Facilities and what to bring

Firule is deliberately simple. There are fresh-water showers, trees behind the sand that throw natural shade, and a coffee bar and a few beach bars on the level above the beach where you can get drinks and a snack at fair prices. Toilets are available nearby.

What there is not, is a full rental operation. Do not count on hiring umbrellas or loungers on the sand, so bring your own shade, a towel, water, and anything else you need for the day. Parking is limited street parking above the beach and it fills fast in July and August; a Bolt from the centre is a few euros and saves the hunt.

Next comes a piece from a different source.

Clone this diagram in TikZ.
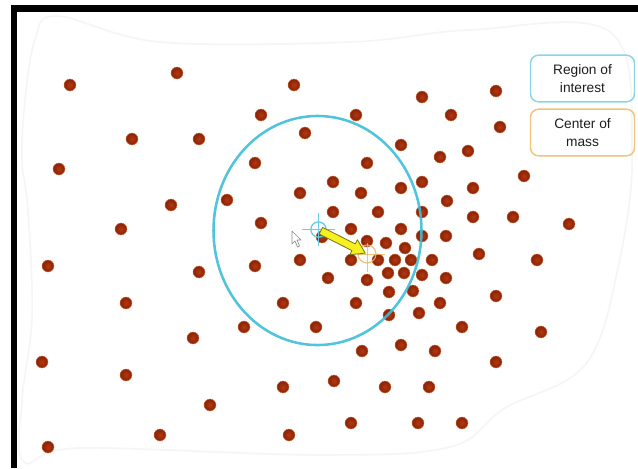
\documentclass[tikz,border=0pt]{standalone}
\usepackage{fontspec}
\setmainfont{Liberation Sans}
\usetikzlibrary{calc}
\definecolor{dotin}{HTML}{B03812}
\definecolor{dotout}{HTML}{8A2105}
\definecolor{dotrim}{HTML}{C4663A}
\definecolor{roiblue}{HTML}{3DBED8}
\definecolor{crossblue}{HTML}{6CCBE4}
\definecolor{boxblue}{HTML}{8AD5E8}
\definecolor{boxorange}{HTML}{F0C47C}
\definecolor{crossorange}{HTML}{EDB660}
\definecolor{arrowyellow}{HTML}{F6F01E}
\definecolor{arrowedge}{HTML}{7A7412}
\definecolor{txt}{HTML}{1E1E1E}
\tikzset{
  dot/.style={circle, minimum size=8.9pt, inner sep=0pt, shade, inner color=dotin, outer color=dotout, draw=dotrim, line width=0.35pt},
  legendbox/.style={draw, rounded corners=6pt, line width=1.1pt, minimum width=78pt, minimum height=35pt, align=center, font=\fontsize{10.3}{14}\selectfont, text=txt, inner sep=1pt},
  crossmark/.style={line width=0.7pt},
}
\begin{document}
\begin{tikzpicture}[x=0.75pt,y=-0.75pt]
\useasboundingbox (0,0) rectangle (638,468);
\fill[white] (0,0) rectangle (638,468);
% black frame
\fill[black] (11,5) rectangle (638,12);
\fill[black] (11,5) rectangle (17,468);
% faint background region
\draw[black!4, line width=1.2pt] plot[smooth cycle, tension=0.6] coordinates {(57,16) (160,42) (350,42) (470,30) (610,32) (632,150) (618,268) (585,365) (505,408) (450,447) (320,455) (80,448) (24,462) (22,400) (32,317) (28,210) (22,160) (25,100) (35,40)};
% dots
\foreach \x/\y [count=\i] in {
70/85, 177/73, 294/85, 261/115, 305/133, 132/139, 199/139, 59/169, 255/163, 300/193,
171/205, 227/200, 121/229, 261/223, 48/266, 199/272, 255/266, 300/260, 126/303, 283/303,
244/327, 316/327, 193/338, 42/362, 126/375, 283/387, 210/405, 160/435, 289/435, 48/447,
422/97, 496/91, 356/115, 451/115, 500/127, 401/145, 367/163, 440/157, 468/151, 524/176,
333/182, 361/193, 401/188, 422/182, 473/188, 447/201, 333/212, 378/212, 422/212, 473/217,
513/217, 569/224, 351/229, 401/229, 446/236, 422/236, 322/237, 367/241, 386/243, 405/248,
351/260, 378/260, 395/260, 411/260, 432/260, 479/254, 537/260, 328/278, 367/280, 388/273,
404/273, 422/275, 446/278, 389/292, 413/291, 356/303, 440/303, 496/296, 389/315, 419/313,
462/327, 541/332, 401/345, 362/351, 435/351, 496/362, 334/381, 385/387, 429/387, 351/423,
418/423, 462/423}
  \node[dot] (d\i) at (\x,\y) {};
% region of interest
\coordinate (roic) at (317.5,230.5);
\draw[roiblue, line width=1.9pt, opacity=0.9] (roic) ellipse [x radius=78pt, y radius=85.9pt];
% blue crosshair (start)
\node[circle, draw=crossblue, line width=1pt, minimum size=11.5pt, inner sep=0pt] (c1) at (318.5,229.5) {};
\draw[crossblue, crossmark] (302,229.5) -- (335,229.5);
\draw[crossblue, crossmark] (318.5,213) -- (318.5,246);
% orange crosshair (center of mass)
\node[circle, draw=crossorange, line width=0.9pt, minimum size=13.5pt, inner sep=0pt, opacity=0.85] (c2) at (367,254) {};
\draw[crossorange, crossmark, opacity=0.8] (357,254) -- (385,254);
\draw[crossorange, crossmark, opacity=0.8] (367,243) -- (367,272);
% yellow arrow from c1 to c2
\coordinate (at) at ($(c1.center)!2pt!(c2.center)$);
\coordinate (ah) at ($(c2.center)!1.5pt!(c1.center)$);
\coordinate (hb) at ($(ah)!9.75pt!(at)$);
\filldraw[fill=arrowyellow, draw=arrowedge, line width=0.6pt, line join=round]
  ($(at)!2.8pt!90:(ah)$) -- ($(hb)!2.8pt!-90:(at)$) -- ($(hb)!6.3pt!-90:(at)$) -- (ah)
  -- ($(hb)!6.3pt!90:(at)$) -- ($(hb)!2.8pt!90:(at)$) -- ($(at)!2.8pt!-90:(ah)$) -- cycle;
% mouse cursor
\filldraw[fill=white, draw=black!45, line width=0.5pt, line join=round] (292,231) -- (292,244) -- (295,241) -- (297.5,247) -- (299.5,246) -- (297,240) -- (301,240) -- cycle;
% legend
\node[legendbox, draw=boxblue] (roi) at (582.5,78.5) {Region of\\interest};
\node[legendbox, draw=boxorange] (com) at (582.5,132.5) {Center of\\mass};
\end{tikzpicture}
\end{document}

How Firule compares to Bacvice

This is the question most people are really asking, since the two beaches sit minutes apart. Both are sandy, both are shallow, both are walkable from the Old Town. The difference is atmosphere.

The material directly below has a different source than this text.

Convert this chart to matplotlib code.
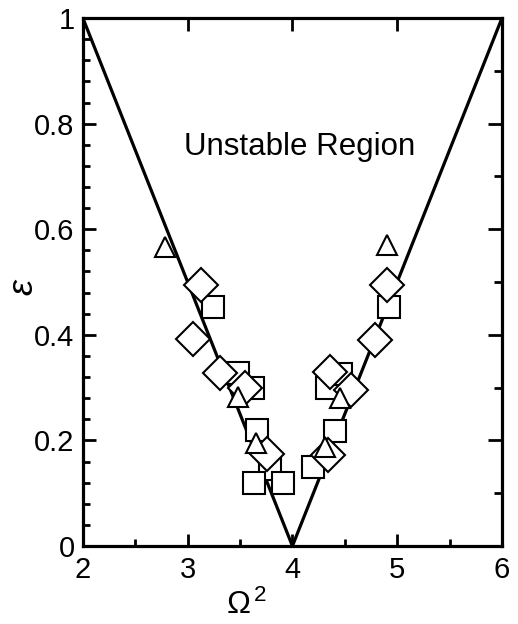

Bacvice is the famous one, more central, busier, with the full spread of bars and a nightlife scene that runs late. Firule is the quieter, more local version, the mini Bacvice, with the same shallow sandy formula but a calmer, family-leaning feel. If Bacvice is heaving and loud when you get there, walk the extra few minutes east to Firule and the temperature drops.

It is still a city beach, so it is not empty. Reviewers do flag that it gets crowded at the height of summer afternoons, with limited room for towels, so the early-morning and evening windows are your friends. For a quieter swim away from the centre entirely, Jezinac beach on the Marjan peninsula is the local favourite, and the full lineup is in our best beaches in Split guide.

The verdict

Firule beach is the smart choice for one specific job: a sandy, shallow, walkable beach day in Split with young kids, or with anyone who finds Bacvice too loud. The soft sand and long shallow shelf are rare on this coast, the picigin and the tennis give it real local character, and the 15-20 minute flat walk from the Old Town means you barely have to plan around it.

It is not the beach for the clearest water in the city, and it gets busy on peak summer afternoons. But come early or come for the evening swim and the picigin, and Firule is one of the easiest, most family-friendly beach days you can have in Split.